Guru Brahma Guru Vishnu Guru Devo Maheshwara -- the Sanskrit chant talks about the significance of a teacher. Director Pramod Chakravarthi’s Drona sends across the elaborate message in a concise manner, showcasing how the guru is the remover of darkness and a sign of enlightenment. Chakravarthi has set his film amid government schools, capturing several current aspects in a fictional milieu. It’s a well-timed project, coming during the exam season.
The film is more or less inspired by the Tamil drama, Saattai, of 2012. But Shivarajkumar’s role makes all the difference, bringing freshness to the story as well as to his screen presence. He hits a masterstroke in the role of Guru, and that too with chalk. He plays a physics teacher who gets transferred to a government school in Nelamangala.
According to his idealistic thoughts, Guru believes that there is no difference between a student studying in a government or a private school, provided they get the best education and encouragement from teachers. But he is shocked after witnessing unpleasant instances of how teachers go about their job.
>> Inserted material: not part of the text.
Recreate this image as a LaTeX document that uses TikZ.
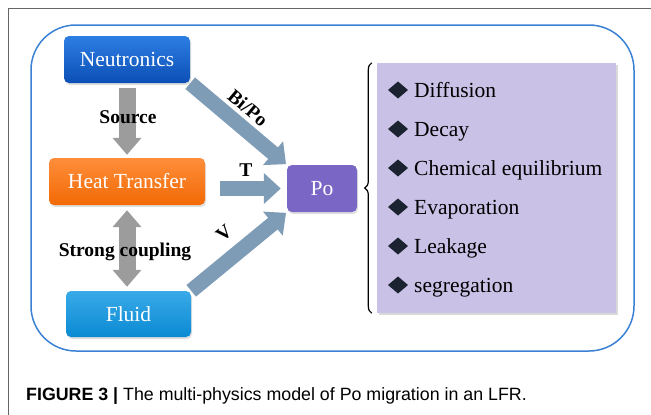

Though he feels frustrated over how teachers try and misuse funds, manipulate the system and sexually harass girls, and the subsequent silence maintained by the tormented girl students, Guru remains composed. But within him develops a strong intent to transform the environment of the school.
He brings in a lot of reform but is faced with many hurdles, especially from the assistant headmaster, Raghu (Rangyana Raghu).
How Guru turns out to be a crusader and regularises the education system, brings enlightenment among teachers and students, while stressing on the importance of cultural and sports activities forms the crux of Drona. It’s a film that carries a strong message for teachers and students alike.
Even though Shivarajkumar is a mass hero, he brings out a class appeal in Drona. The Century Star, known to handle the machete in style, effortlessly shifts to the chalk with equal aplomb. He is well supported by the rest of the cast, including Rangayana Raghu, Ravi Kishen and Iniya, who plays his wife.
This role of Shivanna takes the viewer back to the movies of his father, Dr Rajkumar, many of which highlighted social issues. Drona is a film that should be watched by parents along with their children, and teachers along with their students, for a better understanding of the education system as well as teacher-student bonding.